Rows from a dataset of charts and code:
□ □ □ □ □

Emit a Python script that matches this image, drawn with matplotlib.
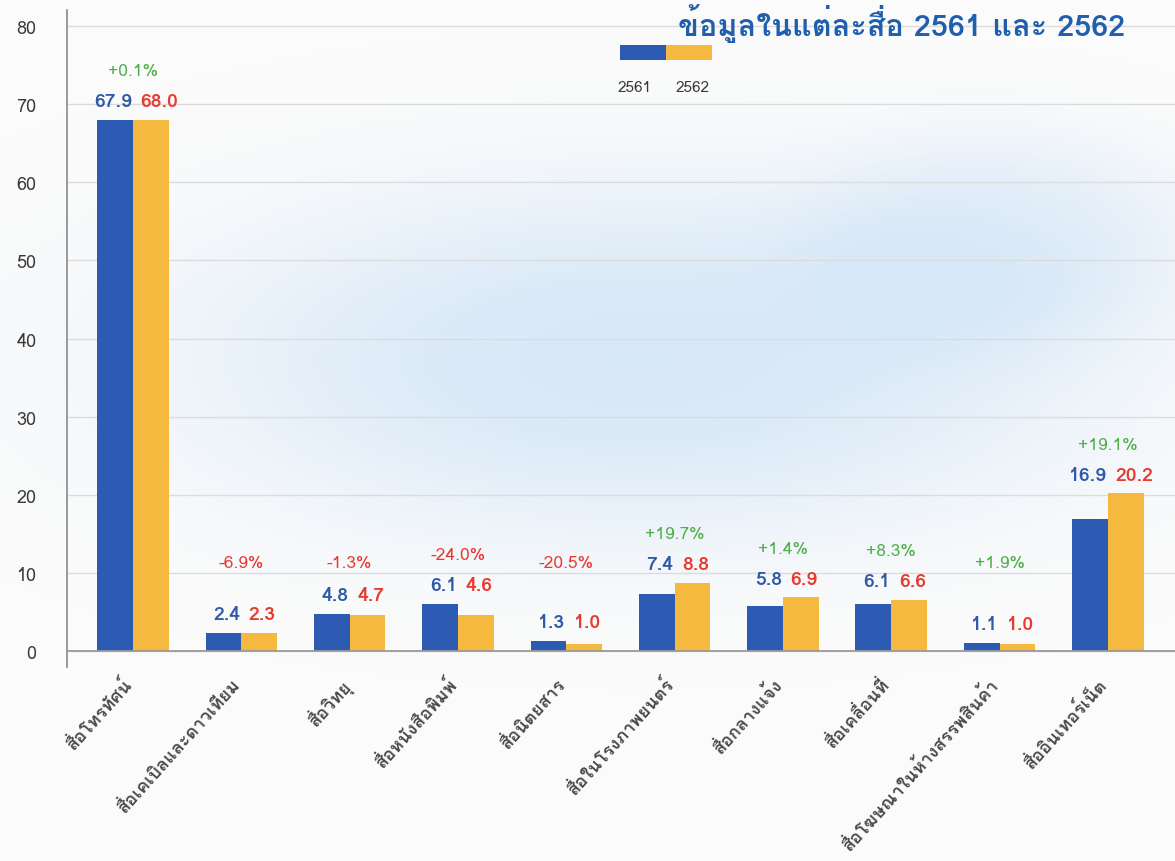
import numpy as np
import matplotlib
matplotlib.use("Agg")
import matplotlib.pyplot as plt
from matplotlib import font_manager
from matplotlib.ft2font import FT2Font
from matplotlib.patches import Rectangle

# ---------------- data ----------------
categories = ["สื่อโทรทัศน์", "สื่อเคเบิลและดาวเทียม", "สื่อวิทยุ", "สื่อหนังสือพิมพ์",
              "สื่อนิตยสาร", "สื่อในโรงภาพยนตร์", "สื่อกลางแจ้ง", "สื่อเคลื่อนที่",
              "สื่อโฆษณาในห้างสรรพสินค้า", "สื่ออินเทอร์เน็ต"]
values_2561 = [67.9, 2.4, 4.8, 6.1, 1.3, 7.4, 5.8, 6.1, 1.1, 16.9]
values_2562 = [68.0, 2.3, 4.7, 4.6, 1.0, 8.8, 6.9, 6.6, 1.0, 20.2]
changes = ["+0.1%", "-6.9%", "-1.3%", "-24.0%", "-20.5%", "+19.7%", "+1.4%", "+8.3%", "+1.9%", "+19.1%"]
series_names = ["2561", "2562"]
yticks = [0, 10, 20, 30, 40, 50, 60, 70, 80]
title = "ข้อมูลในแต่ละสื่อ 2561 และ 2562"

# ---------------- fonts ----------------
def find_thai_font():
    seen = set()
    for f in font_manager.fontManager.ttflist:
        if f.fname in seen:
            continue
        seen.add(f.fname)
        try:
            cm = FT2Font(f.fname).get_charmap()
            if 0x0E2A in cm and 0x0E37 in cm:
                return f.name
        except Exception:
            pass
    return None

thai = find_thai_font()
fams = ([thai] if thai else []) + ["DejaVu Sans"]
plt.rcParams['font.family'] = fams

BLUE = "#2d5bb3"
YELLOW = "#f5b940"
VAL_BLUE = "#2f5aa8"
VAL_RED = "#e83a2e"
GREEN = "#4fae48"
TEXT = "#3a3a3a"

W, H = 1175, 862
fig = plt.figure(figsize=(W / 100, H / 100), dpi=100, facecolor="#fbfbfb")

# soft watercolour-like background wash
bg = fig.add_axes([0, 0, 1, 1], zorder=-5)
yy, xx = np.mgrid[0:H, 0:W]
blob = np.exp(-(((xx - 640) / 450.0) ** 2 + ((yy - 360) / 175.0) ** 2) ** 1.3)
blob += 0.6 * np.exp(-(((xx - 1000) / 200.0) ** 2 + ((yy - 240) / 110.0) ** 2) ** 1.5)
blob = np.clip(blob, 0, 1)
img = np.zeros((H, W, 4))
img[..., 0] = 0.80
img[..., 1] = 0.89
img[..., 2] = 0.97
img[..., 3] = 0.75 * blob
bg.imshow(img, aspect="auto", extent=[0, 1, 0, 1])
bg.set_xlim(0, 1)
bg.set_ylim(0, 1)
bg.axis("off")

ax = fig.add_axes([0.057, 0.225, 0.943, 0.762])
ax.set_facecolor("none")

x = np.arange(len(categories))
bw = 0.33
ax.bar(x - bw / 2, values_2561, width=bw, color=BLUE, zorder=3)
ax.bar(x + bw / 2, values_2562, width=bw, color=YELLOW, zorder=3)

for i in range(len(categories)):
    top = max(values_2561[i], values_2562[i])
    vy = top + 2.4
    ax.text(x[i] - 0.01, vy, f"{values_2561[i]:.1f}", color=VAL_BLUE, fontsize=14,
            fontweight="bold", ha="right", va="center", zorder=5)
    ax.text(x[i] + 0.07, vy, f"{values_2562[i]:.1f}", color=VAL_RED, fontsize=14,
            fontweight="bold", ha="left", va="center", zorder=5)
    py = max(top + 6.2, 11.3)
    col = GREEN if changes[i].startswith("+") else VAL_RED
    ax.text(x[i], py, changes[i], color=col, fontsize=12.5, ha="center", va="center", zorder=5)

ax.set_xlim(-0.61, len(categories) - 1 + 0.62)
ax.set_ylim(-2, 82)
ax.set_yticks(yticks)
ax.set_yticklabels([str(t) for t in yticks], fontsize=13, color=TEXT)
ax.yaxis.grid(True, color="#dcdcdc", linewidth=1, zorder=0)
ax.set_axisbelow(True)
ax.axhline(0, color="#9a9a9a", linewidth=1.3, zorder=4)
ax.tick_params(axis="y", length=0, pad=22)
ax.tick_params(axis="x", length=0, pad=5)
for s in ["top", "right", "bottom"]:
    ax.spines[s].set_visible(False)
ax.spines["left"].set_color("#8a8a8a")
ax.spines["left"].set_linewidth(1.2)

ax.set_xticks(x - 0.1)
ax.set_xticklabels(categories, rotation=48, ha="right", rotation_mode="anchor",
                   fontsize=13, fontweight="bold", color="#4a4a4a")

# legend
lx0, ly0 = 620 / W, 1 - 61 / H
lw, lh = 46 / W, 15 / H
fig.patches.append(Rectangle((lx0, ly0), lw, lh, transform=fig.transFigure,
                             facecolor=BLUE, edgecolor="none"))
fig.patches.append(Rectangle((lx0 + lw, ly0), lw, lh, transform=fig.transFigure,
                             facecolor=YELLOW, edgecolor="none"))
fig.text(618 / W, 1 - 88 / H, series_names[0], fontsize=11, color=TEXT, ha="left", va="center")
fig.text(676 / W, 1 - 88 / H, series_names[1], fontsize=11, color=TEXT, ha="left", va="center")

# title
fig.text(1125 / W, 1 - 4 / H, title, fontsize=22, fontweight="bold", color="#1f5fae",
         ha="right", va="top")

fig.savefig("out.png", dpi=100, facecolor=fig.get_facecolor())
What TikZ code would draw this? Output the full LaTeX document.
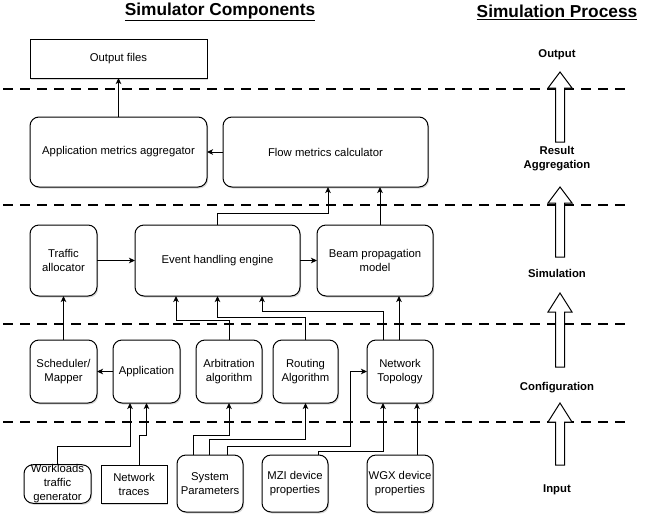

□ □ □ □ □

Stated goal:
Go through the entries above and output them exactly, without pictures.

Solution to this exercise:
Emit a Python script that matches this image, drawn with matplotlib.
import numpy as np
import matplotlib
matplotlib.use("Agg")
import matplotlib.pyplot as plt
from matplotlib import font_manager
from matplotlib.ft2font import FT2Font
from matplotlib.patches import Rectangle

# ---------------- data ----------------
categories = ["สื่อโทรทัศน์", "สื่อเคเบิลและดาวเทียม", "สื่อวิทยุ", "สื่อหนังสือพิมพ์",
              "สื่อนิตยสาร", "สื่อในโรงภาพยนตร์", "สื่อกลางแจ้ง", "สื่อเคลื่อนที่",
              "สื่อโฆษณาในห้างสรรพสินค้า", "สื่ออินเทอร์เน็ต"]
values_2561 = [67.9, 2.4, 4.8, 6.1, 1.3, 7.4, 5.8, 6.1, 1.1, 16.9]
values_2562 = [68.0, 2.3, 4.7, 4.6, 1.0, 8.8, 6.9, 6.6, 1.0, 20.2]
changes = ["+0.1%", "-6.9%", "-1.3%", "-24.0%", "-20.5%", "+19.7%", "+1.4%", "+8.3%", "+1.9%", "+19.1%"]
series_names = ["2561", "2562"]
yticks = [0, 10, 20, 30, 40, 50, 60, 70, 80]
title = "ข้อมูลในแต่ละสื่อ 2561 และ 2562"

# ---------------- fonts ----------------
def find_thai_font():
    seen = set()
    for f in font_manager.fontManager.ttflist:
        if f.fname in seen:
            continue
        seen.add(f.fname)
        try:
            cm = FT2Font(f.fname).get_charmap()
            if 0x0E2A in cm and 0x0E37 in cm:
                return f.name
        except Exception:
            pass
    return None

thai = find_thai_font()
fams = ([thai] if thai else []) + ["DejaVu Sans"]
plt.rcParams['font.family'] = fams

BLUE = "#2d5bb3"
YELLOW = "#f5b940"
VAL_BLUE = "#2f5aa8"
VAL_RED = "#e83a2e"
GREEN = "#4fae48"
TEXT = "#3a3a3a"

W, H = 1175, 862
fig = plt.figure(figsize=(W / 100, H / 100), dpi=100, facecolor="#fbfbfb")

# soft watercolour-like background wash
bg = fig.add_axes([0, 0, 1, 1], zorder=-5)
yy, xx = np.mgrid[0:H, 0:W]
blob = np.exp(-(((xx - 640) / 450.0) ** 2 + ((yy - 360) / 175.0) ** 2) ** 1.3)
blob += 0.6 * np.exp(-(((xx - 1000) / 200.0) ** 2 + ((yy - 240) / 110.0) ** 2) ** 1.5)
blob = np.clip(blob, 0, 1)
img = np.zeros((H, W, 4))
img[..., 0] = 0.80
img[..., 1] = 0.89
img[..., 2] = 0.97
img[..., 3] = 0.75 * blob
bg.imshow(img, aspect="auto", extent=[0, 1, 0, 1])
bg.set_xlim(0, 1)
bg.set_ylim(0, 1)
bg.axis("off")

ax = fig.add_axes([0.057, 0.225, 0.943, 0.762])
ax.set_facecolor("none")

x = np.arange(len(categories))
bw = 0.33
ax.bar(x - bw / 2, values_2561, width=bw, color=BLUE, zorder=3)
ax.bar(x + bw / 2, values_2562, width=bw, color=YELLOW, zorder=3)

for i in range(len(categories)):
    top = max(values_2561[i], values_2562[i])
    vy = top + 2.4
    ax.text(x[i] - 0.01, vy, f"{values_2561[i]:.1f}", color=VAL_BLUE, fontsize=14,
            fontweight="bold", ha="right", va="center", zorder=5)
    ax.text(x[i] + 0.07, vy, f"{values_2562[i]:.1f}", color=VAL_RED, fontsize=14,
            fontweight="bold", ha="left", va="center", zorder=5)
    py = max(top + 6.2, 11.3)
    col = GREEN if changes[i].startswith("+") else VAL_RED
    ax.text(x[i], py, changes[i], color=col, fontsize=12.5, ha="center", va="center", zorder=5)

ax.set_xlim(-0.61, len(categories) - 1 + 0.62)
ax.set_ylim(-2, 82)
ax.set_yticks(yticks)
ax.set_yticklabels([str(t) for t in yticks], fontsize=13, color=TEXT)
ax.yaxis.grid(True, color="#dcdcdc", linewidth=1, zorder=0)
ax.set_axisbelow(True)
ax.axhline(0, color="#9a9a9a", linewidth=1.3, zorder=4)
ax.tick_params(axis="y", length=0, pad=22)
ax.tick_params(axis="x", length=0, pad=5)
for s in ["top", "right", "bottom"]:
    ax.spines[s].set_visible(False)
ax.spines["left"].set_color("#8a8a8a")
ax.spines["left"].set_linewidth(1.2)

ax.set_xticks(x - 0.1)
ax.set_xticklabels(categories, rotation=48, ha="right", rotation_mode="anchor",
                   fontsize=13, fontweight="bold", color="#4a4a4a")

# legend
lx0, ly0 = 620 / W, 1 - 61 / H
lw, lh = 46 / W, 15 / H
fig.patches.append(Rectangle((lx0, ly0), lw, lh, transform=fig.transFigure,
                             facecolor=BLUE, edgecolor="none"))
fig.patches.append(Rectangle((lx0 + lw, ly0), lw, lh, transform=fig.transFigure,
                             facecolor=YELLOW, edgecolor="none"))
fig.text(618 / W, 1 - 88 / H, series_names[0], fontsize=11, color=TEXT, ha="left", va="center")
fig.text(676 / W, 1 - 88 / H, series_names[1], fontsize=11, color=TEXT, ha="left", va="center")

# title
fig.text(1125 / W, 1 - 4 / H, title, fontsize=22, fontweight="bold", color="#1f5fae",
         ha="right", va="top")

fig.savefig("out.png", dpi=100, facecolor=fig.get_facecolor())
What TikZ code would draw this? Output the full LaTeX document.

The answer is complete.